- PROBLEM REQUIREMENTS:
Give the data below again exactly as written, without its pictures.

- INFORMATION SUPPLIED:
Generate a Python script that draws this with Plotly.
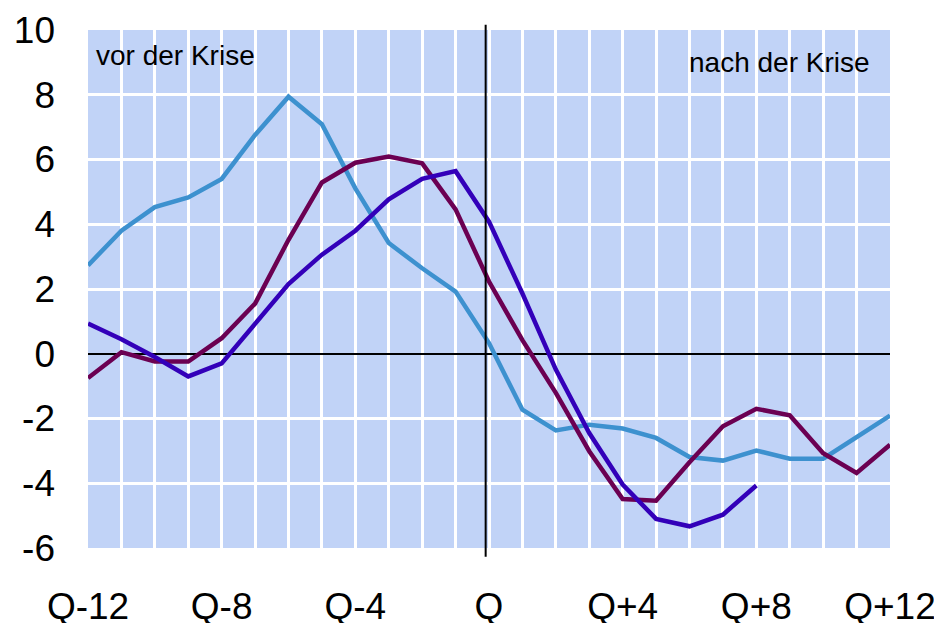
import plotly.graph_objects as go

quarters = list(range(-12, 13))
tick_labels = ["Q-12" if q == -12 else ("Q" if q == 0 else (f"Q{q:+d}" if q % 4 == 0 else "")) for q in quarters]
y_ticks = [-6, -4, -2, 0, 2, 4, 6, 8, 10]
y_tick_labels = ["-6", "-4", "-2", "0", "2", "4", "6", "8", "10"]

series_light = [2.73, 3.80, 4.53, 4.83, 5.40, 6.76, 7.94, 7.09, 5.11, 3.42, 2.64, 1.92,
                0.33, -1.73, -2.37, -2.19, -2.31, -2.60, -3.19, -3.30, -2.99, -3.24, -3.24, -2.57, -1.91]
series_maroon = [-0.75, 0.05, -0.24, -0.24, 0.48, 1.55, 3.52, 5.29, 5.90, 6.09, 5.88, 4.46,
                 2.23, 0.42, -1.21, -3.01, -4.49, -4.54, -3.35, -2.24, -1.70, -1.90, -3.07, -3.68, -2.81]
series_indigo = [0.93, 0.45, -0.10, -0.70, -0.30, 0.93, 2.15, 3.06, 3.80, 4.77, 5.40, 5.64,
                 4.08, 1.86, -0.49, -2.45, -4.04, -5.10, -5.33, -4.97, -4.07]

fig = go.Figure()
fig.add_trace(go.Scatter(x=quarters, y=series_light, mode="lines",
                         line=dict(color="#3d91cf", width=4.5), showlegend=False))
fig.add_trace(go.Scatter(x=quarters, y=series_maroon, mode="lines",
                         line=dict(color="#6b0052", width=4.5), showlegend=False))
fig.add_trace(go.Scatter(x=quarters[:len(series_indigo)], y=series_indigo, mode="lines",
                         line=dict(color="#3300b9", width=4.5), showlegend=False))

fig.add_shape(type="line", xref="x", yref="paper", x0=-0.1, x1=-0.1, y0=-0.017, y1=1.01,
              line=dict(color="black", width=2))

fig.add_annotation(text="vor der Krise", xref="paper", yref="paper", x=0.008, y=0.985,
                   xanchor="left", yanchor="top", showarrow=False,
                   font=dict(family="Liberation Sans, Arial", size=28, color="black"))
fig.add_annotation(text="nach der Krise", xref="paper", yref="paper", x=0.978, y=0.972,
                   xanchor="right", yanchor="top", showarrow=False,
                   font=dict(family="Liberation Sans, Arial", size=28, color="black"))

# The page body adds an 8px offset, so the figure is sized to fill the rest of the window
fig.update_layout(
    width=934, height=615,
    margin=dict(l=80, r=52, t=22, b=75),
    paper_bgcolor="white",
    plot_bgcolor="#c1d3f7",
    font=dict(family="Liberation Sans, Arial", size=37, color="black"),
    xaxis=dict(range=[-12, 12], tickmode="array", tickvals=quarters, ticktext=tick_labels,
               showgrid=True, gridcolor="white", gridwidth=3, zeroline=False,
               showline=False, ticks="", ticklabelstandoff=33, automargin=False,
               tickfont=dict(size=37)),
    yaxis=dict(range=[-6, 10], tickmode="array", tickvals=y_ticks, ticktext=y_tick_labels,
               showgrid=True, gridcolor="white", gridwidth=3,
               zeroline=True, zerolinecolor="black", zerolinewidth=2,
               showline=False, ticks="", ticklabelstandoff=32, automargin=False,
               tickfont=dict(size=37)),
)

fig.write_html("out.html")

- RESULT OF THE TASK:
Generate a Python script that draws this with Plotly.
import plotly.graph_objects as go

quarters = list(range(-12, 13))
tick_labels = ["Q-12" if q == -12 else ("Q" if q == 0 else (f"Q{q:+d}" if q % 4 == 0 else "")) for q in quarters]
y_ticks = [-6, -4, -2, 0, 2, 4, 6, 8, 10]
y_tick_labels = ["-6", "-4", "-2", "0", "2", "4", "6", "8", "10"]

series_light = [2.73, 3.80, 4.53, 4.83, 5.40, 6.76, 7.94, 7.09, 5.11, 3.42, 2.64, 1.92,
                0.33, -1.73, -2.37, -2.19, -2.31, -2.60, -3.19, -3.30, -2.99, -3.24, -3.24, -2.57, -1.91]
series_maroon = [-0.75, 0.05, -0.24, -0.24, 0.48, 1.55, 3.52, 5.29, 5.90, 6.09, 5.88, 4.46,
                 2.23, 0.42, -1.21, -3.01, -4.49, -4.54, -3.35, -2.24, -1.70, -1.90, -3.07, -3.68, -2.81]
series_indigo = [0.93, 0.45, -0.10, -0.70, -0.30, 0.93, 2.15, 3.06, 3.80, 4.77, 5.40, 5.64,
                 4.08, 1.86, -0.49, -2.45, -4.04, -5.10, -5.33, -4.97, -4.07]

fig = go.Figure()
fig.add_trace(go.Scatter(x=quarters, y=series_light, mode="lines",
                         line=dict(color="#3d91cf", width=4.5), showlegend=False))
fig.add_trace(go.Scatter(x=quarters, y=series_maroon, mode="lines",
                         line=dict(color="#6b0052", width=4.5), showlegend=False))
fig.add_trace(go.Scatter(x=quarters[:len(series_indigo)], y=series_indigo, mode="lines",
                         line=dict(color="#3300b9", width=4.5), showlegend=False))

fig.add_shape(type="line", xref="x", yref="paper", x0=-0.1, x1=-0.1, y0=-0.017, y1=1.01,
              line=dict(color="black", width=2))

fig.add_annotation(text="vor der Krise", xref="paper", yref="paper", x=0.008, y=0.985,
                   xanchor="left", yanchor="top", showarrow=False,
                   font=dict(family="Liberation Sans, Arial", size=28, color="black"))
fig.add_annotation(text="nach der Krise", xref="paper", yref="paper", x=0.978, y=0.972,
                   xanchor="right", yanchor="top", showarrow=False,
                   font=dict(family="Liberation Sans, Arial", size=28, color="black"))

# The page body adds an 8px offset, so the figure is sized to fill the rest of the window
fig.update_layout(
    width=934, height=615,
    margin=dict(l=80, r=52, t=22, b=75),
    paper_bgcolor="white",
    plot_bgcolor="#c1d3f7",
    font=dict(family="Liberation Sans, Arial", size=37, color="black"),
    xaxis=dict(range=[-12, 12], tickmode="array", tickvals=quarters, ticktext=tick_labels,
               showgrid=True, gridcolor="white", gridwidth=3, zeroline=False,
               showline=False, ticks="", ticklabelstandoff=33, automargin=False,
               tickfont=dict(size=37)),
    yaxis=dict(range=[-6, 10], tickmode="array", tickvals=y_ticks, ticktext=y_tick_labels,
               showgrid=True, gridcolor="white", gridwidth=3,
               zeroline=True, zerolinecolor="black", zerolinewidth=2,
               showline=False, ticks="", ticklabelstandoff=32, automargin=False,
               tickfont=dict(size=37)),
)

fig.write_html("out.html")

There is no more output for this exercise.